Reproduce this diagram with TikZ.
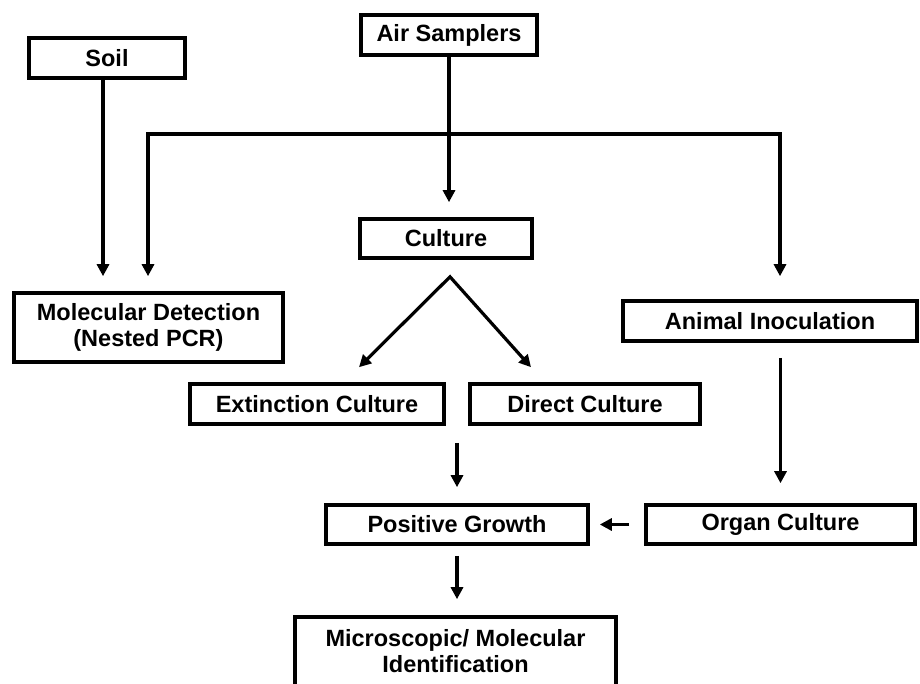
\documentclass[tikz,border=0pt]{standalone}
\usepackage{fontspec}
\setmainfont{Liberation Sans}
\usetikzlibrary{arrows.meta,positioning,calc}
\tikzset{flowtip/.tip={Triangle[length=12pt,width=12pt]}}

\begin{document}
\begin{tikzpicture}[x=1pt, y=-1pt,
  stage/.style={rectangle, draw, line width=3.6pt, fill=white, align=center, inner sep=0pt, font=\fontsize{23.5}{26}\selectfont\bfseries},
  flow/.style={line width=3.2pt, -flowtip}
]
  \useasboundingbox (0,0) rectangle (920,684);
  % sources
  \node[stage, minimum width=156pt, minimum height=40pt] (soil) at (107,58) {Soil};
  \node[stage, minimum width=176pt, minimum height=40pt] (air) at (449,35) {Air Samplers};
  \node[stage, minimum width=172pt, minimum height=39pt] (culture) at (446,238.5) {Culture};
  % second row
  \node[stage, minimum width=269pt, minimum height=69pt] (moldet) at (148.5,327.5) {Molecular Detection\\(Nested PCR)};
  \node[stage, minimum width=294pt, minimum height=40pt] (animal) at (770,321) {Animal Inoculation};
  \node[stage, minimum width=254pt, minimum height=40pt] (extinct) at (317,404) {Extinction Culture};
  \node[stage, minimum width=230pt, minimum height=40pt] (direct) at (585,404) {Direct Culture};
  % results
  \node[stage, minimum width=262pt, minimum height=39pt] (posgrowth) at (457,524.5) {Positive Growth};
  \node[stage, minimum width=269pt, minimum height=39pt] (organ) at (780.5,524.5) {Organ Culture};
  \node[stage, minimum width=321pt, minimum height=69pt] (microid) at (455.5,651.5) {Microscopic/ Molecular\\Identification};

  \coordinate (busL) at (148,134);
  \coordinate (busR) at (780,134);
  \coordinate (fork) at ([xshift=4pt,yshift=-17pt]culture.south);
  \coordinate (extTip) at ([xshift=42pt,yshift=15pt]extinct.north);
  \coordinate (dirTip) at ([xshift=-54pt,yshift=15pt]direct.north);
  \coordinate (join) at ($(extinct.south east)!0.5!(direct.south west)$);

  \draw[flow, shorten >=15pt] ([xshift=-4pt]soil.south) -- ([xshift=-4pt]soil.south |- moldet.north);
  \draw[flow, shorten >=15pt] (air.south) -- (air.south |- culture.north);
  \draw[flow, shorten >=15pt] (busR) -- (busL) -- (busL |- moldet.north);
  \draw[flow, shorten >=23pt] (busL) -- (busR) -- (busR |- animal.north);
  \draw[flow, flowtip-flowtip] (extTip) -- (fork) -- (dirTip);
  \draw[flow, shorten <=17pt, shorten >=16pt] (join) -- (join |- posgrowth.north);
  \draw[flow, shorten <=10pt, shorten >=16pt] (posgrowth.south) -- (posgrowth.south |- microid.north);
  \draw[flow, shorten <=15pt, shorten >=20pt] (animal.south -| organ.north) -- (organ.north);
  \draw[flow, shorten <=15pt, shorten >=10pt] (organ.west) -- (posgrowth.east);
\end{tikzpicture}
\end{document}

::::::::::

What you need to do
Extract the full listing exactly, with the pictures left out.

Task solution
Reproduce this diagram with TikZ.
\documentclass[tikz,border=0pt]{standalone}
\usepackage{fontspec}
\setmainfont{Liberation Sans}
\usetikzlibrary{arrows.meta,positioning,calc}
\tikzset{flowtip/.tip={Triangle[length=12pt,width=12pt]}}

\begin{document}
\begin{tikzpicture}[x=1pt, y=-1pt,
  stage/.style={rectangle, draw, line width=3.6pt, fill=white, align=center, inner sep=0pt, font=\fontsize{23.5}{26}\selectfont\bfseries},
  flow/.style={line width=3.2pt, -flowtip}
]
  \useasboundingbox (0,0) rectangle (920,684);
  % sources
  \node[stage, minimum width=156pt, minimum height=40pt] (soil) at (107,58) {Soil};
  \node[stage, minimum width=176pt, minimum height=40pt] (air) at (449,35) {Air Samplers};
  \node[stage, minimum width=172pt, minimum height=39pt] (culture) at (446,238.5) {Culture};
  % second row
  \node[stage, minimum width=269pt, minimum height=69pt] (moldet) at (148.5,327.5) {Molecular Detection\\(Nested PCR)};
  \node[stage, minimum width=294pt, minimum height=40pt] (animal) at (770,321) {Animal Inoculation};
  \node[stage, minimum width=254pt, minimum height=40pt] (extinct) at (317,404) {Extinction Culture};
  \node[stage, minimum width=230pt, minimum height=40pt] (direct) at (585,404) {Direct Culture};
  % results
  \node[stage, minimum width=262pt, minimum height=39pt] (posgrowth) at (457,524.5) {Positive Growth};
  \node[stage, minimum width=269pt, minimum height=39pt] (organ) at (780.5,524.5) {Organ Culture};
  \node[stage, minimum width=321pt, minimum height=69pt] (microid) at (455.5,651.5) {Microscopic/ Molecular\\Identification};

  \coordinate (busL) at (148,134);
  \coordinate (busR) at (780,134);
  \coordinate (fork) at ([xshift=4pt,yshift=-17pt]culture.south);
  \coordinate (extTip) at ([xshift=42pt,yshift=15pt]extinct.north);
  \coordinate (dirTip) at ([xshift=-54pt,yshift=15pt]direct.north);
  \coordinate (join) at ($(extinct.south east)!0.5!(direct.south west)$);

  \draw[flow, shorten >=15pt] ([xshift=-4pt]soil.south) -- ([xshift=-4pt]soil.south |- moldet.north);
  \draw[flow, shorten >=15pt] (air.south) -- (air.south |- culture.north);
  \draw[flow, shorten >=15pt] (busR) -- (busL) -- (busL |- moldet.north);
  \draw[flow, shorten >=23pt] (busL) -- (busR) -- (busR |- animal.north);
  \draw[flow, flowtip-flowtip] (extTip) -- (fork) -- (dirTip);
  \draw[flow, shorten <=17pt, shorten >=16pt] (join) -- (join |- posgrowth.north);
  \draw[flow, shorten <=10pt, shorten >=16pt] (posgrowth.south) -- (posgrowth.south |- microid.north);
  \draw[flow, shorten <=15pt, shorten >=20pt] (animal.south -| organ.north) -- (organ.north);
  \draw[flow, shorten <=15pt, shorten >=10pt] (organ.west) -- (posgrowth.east);
\end{tikzpicture}
\end{document}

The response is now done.